_EXERCISE OBJECTIVE_: All of the lines below are to be printed again exactly; images are excluded from the output.

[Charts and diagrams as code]
** START **

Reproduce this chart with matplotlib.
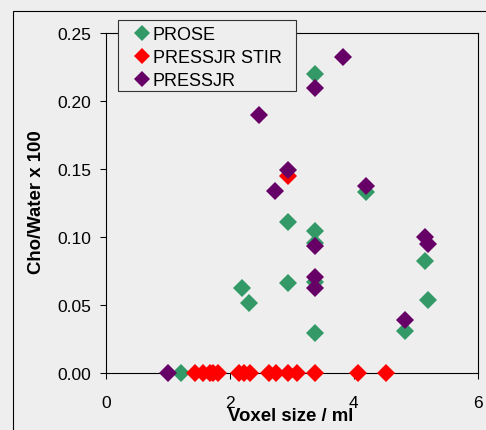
# coding: utf-8
# Cho/Water ratio against voxel size for three sequences
import matplotlib
matplotlib.use("Agg")
import matplotlib.pyplot as plt
from matplotlib.patches import Rectangle
from matplotlib.ticker import FormatStrFormatter

plt.rcParams['font.family'] = ['Liberation Sans', 'DejaVu Sans']

# Data
prose_x = [1.21, 2.20, 2.31, 2.94, 2.94, 3.37, 3.37, 3.37, 3.37, 3.37, 4.20, 5.15, 5.20, 4.83]
prose_y = [0.0, 0.0627, 0.0514, 0.1114, 0.0663, 0.2199, 0.1045, 0.0955, 0.0670, 0.0296, 0.1330, 0.0823, 0.0536, 0.0311]

stir_x = [1.44, 1.57, 1.68, 1.73, 1.81, 2.14, 2.22, 2.32, 2.63, 2.74, 2.93, 3.09, 3.37, 4.07, 4.52, 2.94]
stir_y = [0.0, 0.0, 0.0, 0.0, 0.0, 0.0, 0.0, 0.0, 0.0, 0.0, 0.0, 0.0, 0.0, 0.0, 0.0, 0.1452]

pressjr_x = [1.0, 3.82, 3.37, 2.475, 2.94, 2.73, 4.20, 3.37, 3.37, 3.37, 4.83, 5.15, 5.20]
pressjr_y = [0.0, 0.2326, 0.2094, 0.1898, 0.1496, 0.1337, 0.1378, 0.0933, 0.0710, 0.0625, 0.0394, 0.0999, 0.0950]

series_names = ['PROSE', 'PRESSJR STIR', 'PRESSJR']
series_colors = ['#339966', '#ff0000', '#660066']

x_ticks = [0, 2, 4, 6]
y_ticks = [0.0, 0.05, 0.10, 0.15, 0.20, 0.25]

W, H = 486, 431
fig = plt.figure(figsize=(W / 100, H / 100), dpi=100, facecolor='#eeeeee')
ax = fig.add_axes([106 / W, 1 - 374.3 / H, (477.7 - 106) / W, (374.3 - 34) / H])
ax.set_facecolor('#eeeeee')

series = [(prose_x, prose_y), (stir_x, stir_y), (pressjr_x, pressjr_y)]
for (xs, ys), name, col in zip(series, series_names, series_colors):
    ax.plot(xs, ys, linestyle='none', marker='D', ms=9.3, mew=0,
            color=col, label=name, clip_on=False, zorder=3)

ax.set_xlim(0, 6)
ax.set_ylim(0, 0.25)
ax.set_xticks(x_ticks)
ax.set_yticks(y_ticks)
ax.yaxis.set_major_formatter(FormatStrFormatter('%.2f'))
ax.tick_params(axis='both', direction='out', length=4.3, width=0.75,
               labelsize=12.5, color='black')
ax.tick_params(axis='y', pad=6.5)
ax.tick_params(axis='x', pad=11)
for sp in ax.spines.values():
    sp.set_linewidth(0.8)
    sp.set_color('black')

ax.set_xlabel('Voxel size / ml', fontsize=13.4, fontweight='bold')
ax.set_ylabel('Cho/Water x 100', fontsize=13.4, fontweight='bold')
ax.xaxis.label.set_va('center')
ax.yaxis.label.set_va('center')
ax.xaxis.set_label_coords((291 - 106) / 371.7, (374.3 - 417) / 340.3)
ax.yaxis.set_label_coords((36 - 106) / 371.7, (374.3 - 202.5) / 340.3)

# legend box
box = Rectangle((117.7 / W, 1 - 91.7 / H), (296 - 117.7) / W, (91.7 - 20.7) / H,
                transform=fig.transFigure, facecolor='#eeeeee',
                edgecolor='#333333', linewidth=0.8, zorder=5)
fig.add_artist(box)
handles, labels = ax.get_legend_handles_labels()
leg = fig.legend(handles, labels, loc='upper left',
                 bbox_to_anchor=(134.5 / W, 1 - 27.5 / H),
                 bbox_transform=fig.transFigure, frameon=False,
                 fontsize=13, borderpad=0, borderaxespad=0,
                 handlelength=0.8, handletextpad=0.21,
                 labelspacing=0.32, numpoints=1, markerscale=0.85)
leg.set_zorder(6)

# outer chart border
outer = Rectangle((12.7 / W, -0.1), 1.2, 0.1 + 1 - 11.7 / H,
                  transform=fig.transFigure, fill=False,
                  edgecolor='black', linewidth=0.8, zorder=4)
fig.add_artist(outer)

fig.savefig('out.png', dpi=100, facecolor=fig.get_facecolor())
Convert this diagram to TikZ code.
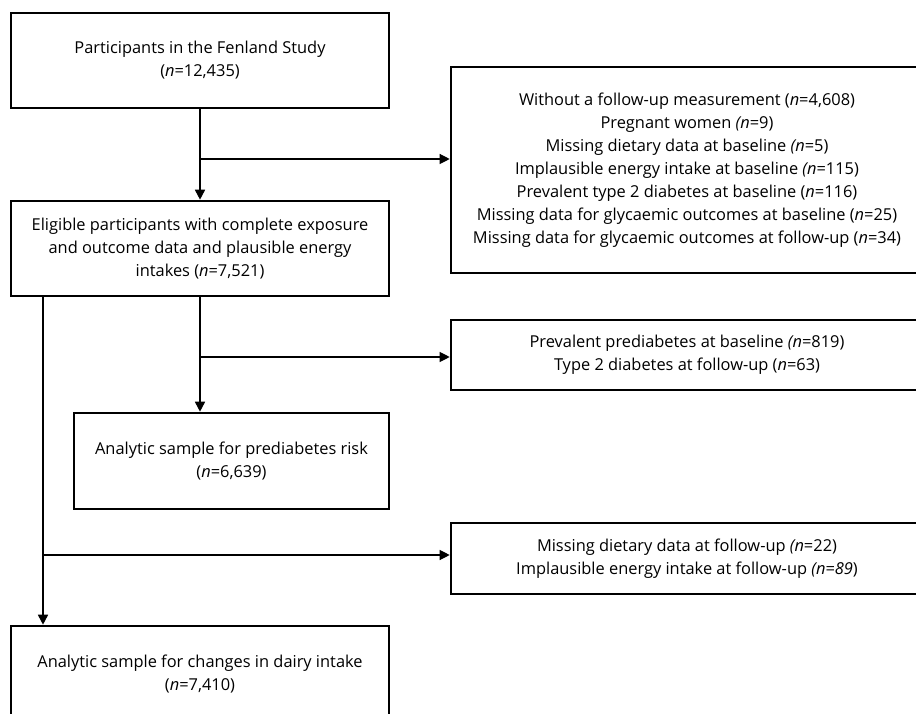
\documentclass[tikz,border=0pt]{standalone}
\usepackage{fontspec}
\setmainfont{Open Sans}
\usetikzlibrary{arrows.meta}
\tikzset{
  flowbox/.style={draw=black, line width=2.6pt, rectangle, align=center,
    inner sep=0pt, font=\fontsize{16.4}{23}\selectfont},
  mainline/.style={line width=1.7pt, -{Triangle[length=10pt,width=10pt]}},
  sideline/.style={line width=1.2pt, -{Triangle[length=10pt,width=10pt]}}
}
\begin{document}
\begin{tikzpicture}[x=1pt,y=-1pt]
\useasboundingbox (0,0) rectangle (916,714);
\clip (0,0) rectangle (916,714);

% main column
\node[flowbox, minimum width=378pt, minimum height=95pt] (b1) at (200,60.5)
  {Participants in the Fenland Study\\(\textit{n}=12,435)};
\node[flowbox, minimum width=378pt, minimum height=95pt] (b2) at (200,248.5)
  {Eligible participants with complete exposure\\and outcome data and plausible energy\\intakes (\textit{n}=7,521)};
\node[flowbox, minimum width=315pt, minimum height=96pt] (b3) at (231.5,461)
  {Analytic sample for prediabetes risk\\(\textit{n}=6,639)};
\node[flowbox, minimum width=378pt, minimum height=96pt] (b4) at (200,674)
  {Analytic sample for changes in dairy intake\\(\textit{n}=7,410)};

% exclusion boxes
\node[flowbox, minimum width=472pt, minimum height=206pt] (r1) at (687,170)
  {Without a follow-up measurement (\textit{n}=4,608)\\
   Pregnant women \textit{(n}=9)\\
   Missing dietary data at baseline \textit{(n}=5)\\
   Implausible energy intake at baseline \textit{(n}=115)\\
   Prevalent type 2 diabetes at baseline (\textit{n}=116)\\
   Missing data for glycaemic outcomes at baseline (\textit{n}=25)\\
   Missing data for glycaemic outcomes at follow-up (\textit{n}=34)};
\node[flowbox, minimum width=472pt, minimum height=70pt] (r2) at (687,355)
  {Prevalent prediabetes at baseline \textit{(n}=819)\\
   Type 2 diabetes at follow-up (\textit{n}=63)};
\node[flowbox, minimum width=472pt, minimum height=71pt] (r3) at (687,558.5)
  {Missing dietary data at follow-up \textit{(n}=22)\\
   Implausible energy intake at follow-up \textit{(n=89})};

% junctions
\coordinate (j1) at (200,159);
\coordinate (j2) at (200,357);
\coordinate (lx) at (43,0);
\coordinate (j3) at (43,555);

% connectors
\draw[mainline] (b1.south) -- (b2.north);
\draw[sideline] (j1) -- (j1 -| r1.west);
\draw[mainline] (b2.south) -- (b2.south |- b3.north);
\draw[sideline] (j2) -- (j2 -| r2.west);
\draw[mainline] (lx |- b2.south) -- (lx |- b4.north);
\draw[sideline] (j3) -- (j3 -| r3.west);
\end{tikzpicture}
\end{document}
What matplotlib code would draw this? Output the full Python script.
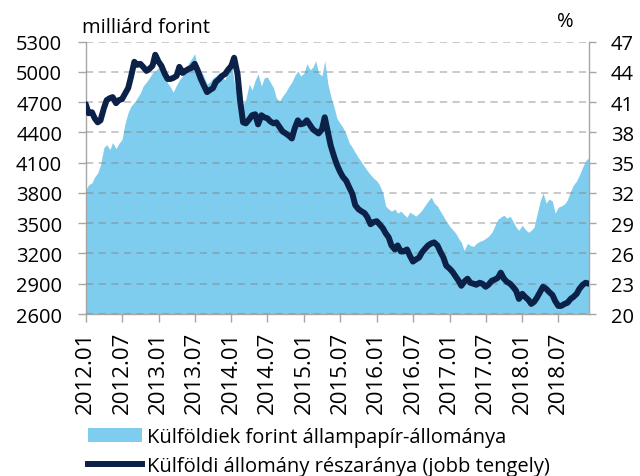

** END **

_COMPLETED EXERCISE_:
Reproduce this chart with matplotlib.
# coding: utf-8
# Cho/Water ratio against voxel size for three sequences
import matplotlib
matplotlib.use("Agg")
import matplotlib.pyplot as plt
from matplotlib.patches import Rectangle
from matplotlib.ticker import FormatStrFormatter

plt.rcParams['font.family'] = ['Liberation Sans', 'DejaVu Sans']

# Data
prose_x = [1.21, 2.20, 2.31, 2.94, 2.94, 3.37, 3.37, 3.37, 3.37, 3.37, 4.20, 5.15, 5.20, 4.83]
prose_y = [0.0, 0.0627, 0.0514, 0.1114, 0.0663, 0.2199, 0.1045, 0.0955, 0.0670, 0.0296, 0.1330, 0.0823, 0.0536, 0.0311]

stir_x = [1.44, 1.57, 1.68, 1.73, 1.81, 2.14, 2.22, 2.32, 2.63, 2.74, 2.93, 3.09, 3.37, 4.07, 4.52, 2.94]
stir_y = [0.0, 0.0, 0.0, 0.0, 0.0, 0.0, 0.0, 0.0, 0.0, 0.0, 0.0, 0.0, 0.0, 0.0, 0.0, 0.1452]

pressjr_x = [1.0, 3.82, 3.37, 2.475, 2.94, 2.73, 4.20, 3.37, 3.37, 3.37, 4.83, 5.15, 5.20]
pressjr_y = [0.0, 0.2326, 0.2094, 0.1898, 0.1496, 0.1337, 0.1378, 0.0933, 0.0710, 0.0625, 0.0394, 0.0999, 0.0950]

series_names = ['PROSE', 'PRESSJR STIR', 'PRESSJR']
series_colors = ['#339966', '#ff0000', '#660066']

x_ticks = [0, 2, 4, 6]
y_ticks = [0.0, 0.05, 0.10, 0.15, 0.20, 0.25]

W, H = 486, 431
fig = plt.figure(figsize=(W / 100, H / 100), dpi=100, facecolor='#eeeeee')
ax = fig.add_axes([106 / W, 1 - 374.3 / H, (477.7 - 106) / W, (374.3 - 34) / H])
ax.set_facecolor('#eeeeee')

series = [(prose_x, prose_y), (stir_x, stir_y), (pressjr_x, pressjr_y)]
for (xs, ys), name, col in zip(series, series_names, series_colors):
    ax.plot(xs, ys, linestyle='none', marker='D', ms=9.3, mew=0,
            color=col, label=name, clip_on=False, zorder=3)

ax.set_xlim(0, 6)
ax.set_ylim(0, 0.25)
ax.set_xticks(x_ticks)
ax.set_yticks(y_ticks)
ax.yaxis.set_major_formatter(FormatStrFormatter('%.2f'))
ax.tick_params(axis='both', direction='out', length=4.3, width=0.75,
               labelsize=12.5, color='black')
ax.tick_params(axis='y', pad=6.5)
ax.tick_params(axis='x', pad=11)
for sp in ax.spines.values():
    sp.set_linewidth(0.8)
    sp.set_color('black')

ax.set_xlabel('Voxel size / ml', fontsize=13.4, fontweight='bold')
ax.set_ylabel('Cho/Water x 100', fontsize=13.4, fontweight='bold')
ax.xaxis.label.set_va('center')
ax.yaxis.label.set_va('center')
ax.xaxis.set_label_coords((291 - 106) / 371.7, (374.3 - 417) / 340.3)
ax.yaxis.set_label_coords((36 - 106) / 371.7, (374.3 - 202.5) / 340.3)

# legend box
box = Rectangle((117.7 / W, 1 - 91.7 / H), (296 - 117.7) / W, (91.7 - 20.7) / H,
                transform=fig.transFigure, facecolor='#eeeeee',
                edgecolor='#333333', linewidth=0.8, zorder=5)
fig.add_artist(box)
handles, labels = ax.get_legend_handles_labels()
leg = fig.legend(handles, labels, loc='upper left',
                 bbox_to_anchor=(134.5 / W, 1 - 27.5 / H),
                 bbox_transform=fig.transFigure, frameon=False,
                 fontsize=13, borderpad=0, borderaxespad=0,
                 handlelength=0.8, handletextpad=0.21,
                 labelspacing=0.32, numpoints=1, markerscale=0.85)
leg.set_zorder(6)

# outer chart border
outer = Rectangle((12.7 / W, -0.1), 1.2, 0.1 + 1 - 11.7 / H,
                  transform=fig.transFigure, fill=False,
                  edgecolor='black', linewidth=0.8, zorder=4)
fig.add_artist(outer)

fig.savefig('out.png', dpi=100, facecolor=fig.get_facecolor())
Convert this diagram to TikZ code.
\documentclass[tikz,border=0pt]{standalone}
\usepackage{fontspec}
\setmainfont{Open Sans}
\usetikzlibrary{arrows.meta}
\tikzset{
  flowbox/.style={draw=black, line width=2.6pt, rectangle, align=center,
    inner sep=0pt, font=\fontsize{16.4}{23}\selectfont},
  mainline/.style={line width=1.7pt, -{Triangle[length=10pt,width=10pt]}},
  sideline/.style={line width=1.2pt, -{Triangle[length=10pt,width=10pt]}}
}
\begin{document}
\begin{tikzpicture}[x=1pt,y=-1pt]
\useasboundingbox (0,0) rectangle (916,714);
\clip (0,0) rectangle (916,714);

% main column
\node[flowbox, minimum width=378pt, minimum height=95pt] (b1) at (200,60.5)
  {Participants in the Fenland Study\\(\textit{n}=12,435)};
\node[flowbox, minimum width=378pt, minimum height=95pt] (b2) at (200,248.5)
  {Eligible participants with complete exposure\\and outcome data and plausible energy\\intakes (\textit{n}=7,521)};
\node[flowbox, minimum width=315pt, minimum height=96pt] (b3) at (231.5,461)
  {Analytic sample for prediabetes risk\\(\textit{n}=6,639)};
\node[flowbox, minimum width=378pt, minimum height=96pt] (b4) at (200,674)
  {Analytic sample for changes in dairy intake\\(\textit{n}=7,410)};

% exclusion boxes
\node[flowbox, minimum width=472pt, minimum height=206pt] (r1) at (687,170)
  {Without a follow-up measurement (\textit{n}=4,608)\\
   Pregnant women \textit{(n}=9)\\
   Missing dietary data at baseline \textit{(n}=5)\\
   Implausible energy intake at baseline \textit{(n}=115)\\
   Prevalent type 2 diabetes at baseline (\textit{n}=116)\\
   Missing data for glycaemic outcomes at baseline (\textit{n}=25)\\
   Missing data for glycaemic outcomes at follow-up (\textit{n}=34)};
\node[flowbox, minimum width=472pt, minimum height=70pt] (r2) at (687,355)
  {Prevalent prediabetes at baseline \textit{(n}=819)\\
   Type 2 diabetes at follow-up (\textit{n}=63)};
\node[flowbox, minimum width=472pt, minimum height=71pt] (r3) at (687,558.5)
  {Missing dietary data at follow-up \textit{(n}=22)\\
   Implausible energy intake at follow-up \textit{(n=89})};

% junctions
\coordinate (j1) at (200,159);
\coordinate (j2) at (200,357);
\coordinate (lx) at (43,0);
\coordinate (j3) at (43,555);

% connectors
\draw[mainline] (b1.south) -- (b2.north);
\draw[sideline] (j1) -- (j1 -| r1.west);
\draw[mainline] (b2.south) -- (b2.south |- b3.north);
\draw[sideline] (j2) -- (j2 -| r2.west);
\draw[mainline] (lx |- b2.south) -- (lx |- b4.north);
\draw[sideline] (j3) -- (j3 -| r3.west);
\end{tikzpicture}
\end{document}
What matplotlib code would draw this? Output the full Python script.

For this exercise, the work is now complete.